I told my class, those many years ago, that this portrayal of Moroni humanizes him, shows him to be a fallible mortal — and that, far from damaging my respect for the Book of Mormon, this depiction strengthens my confidence that we’re dealing with real people, in real history.  It’s a believable portrait of a great but very human man under enormous stress, in a situation of very imperfect information.  It also makes me feel that I, a deeply flawed human being, can learn something from him, that I shouldn’t merely stand in awe of him as if he were, effectively, of a different species than I am.


Those old ladies thought I was expressing “secular humanism.”  They were wrong.  In reality, I was bearing testimony.

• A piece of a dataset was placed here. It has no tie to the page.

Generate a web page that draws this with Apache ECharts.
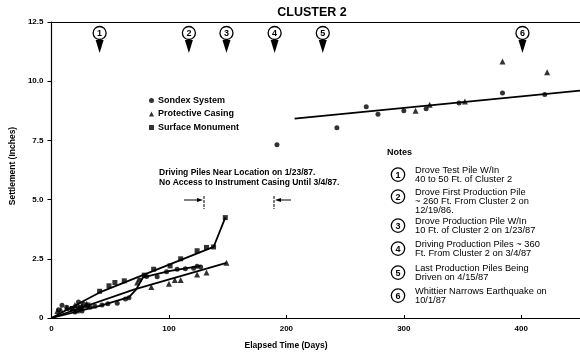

Oh yes:  The bishop didn’t identify the ladies, but he told me about their complaint and then told me to go on teaching as I had been, and not to worry.



  • christine

    throwing the traders out of the temple ? I recently read a copy of Lee Child’s novel “61 hours ” the exact same thing happened to the hero, a supply chain to some Middle Eastern War Scenario did not send enough food. His unit was starving because a bureaucrat was sending the food somewhere else where he could double the money. When the hero got home to his desk job he never got tired of trying to find the culprit even though it a wild dusk chase. He found the guy, invited him for a talk in his office and grabbed his head, pushed it on his metal desk. There was an indentation on his (metal) desk and the guy was never the same. The hero was dismissed from the Army and started his life as a bedouin, for all intents and purposes. Never settled down anywhere, threw out his clothes and bought new ones a couple of times per week, just cruising and each time a novel starts he is into something where he can help solve a crime and get a bad guy. “In ’61 Hours, the 14th, craftiest and most highly evolved of Lee Child’s electrifying Jack Reacher books, we find out about a metal desk in a musty old office that Reacher once occupied in Virginia. ‘There’s a big dent on the right hand side,’ says the office’s current resident, the sultry-voiced woman who holds Reacher’s old job with the military police. ‘People say you made it, with someone’s head…..” I cannot see how anyone could ever doubt that God wanted us to have the Book of Mormon

  • christine

    i know it is ridiculous to post more than one comment but since it did not go into moderation as it used to for the past 2 months: I too went to the Bishop’s office once .so far in my 3 month membership of the local LDS ward….someone else in the congregation thought it was because I as a VERY NEW member of the congregation had voiced specific critical thoughts to no one in particular about the fact that Gertrude Specht a late-in-life convert and a German like myself, was NOT a triple PH.D as one of the Speakers had misrepresented the Sabbath before. I had been looking for her scholarly texts at Ludwig Maximilian University in Munich where she was supposed to have taken her Doctorate’s degree – since I am a native speaker and would have enjoyed them…but in vain. Then I found that Gertrude was the victim of one of those feel good stories.But this was not why the bishop wanted to see me… Instead the bishop wanted to give me a calling as the bulletin editor which I accepted potentially at my detriment to myself? I chose Captain Moroni’s picture as my third bulletin picture. I totally identify with Captain Moroni, I am a WARRIOR, no doubt about it.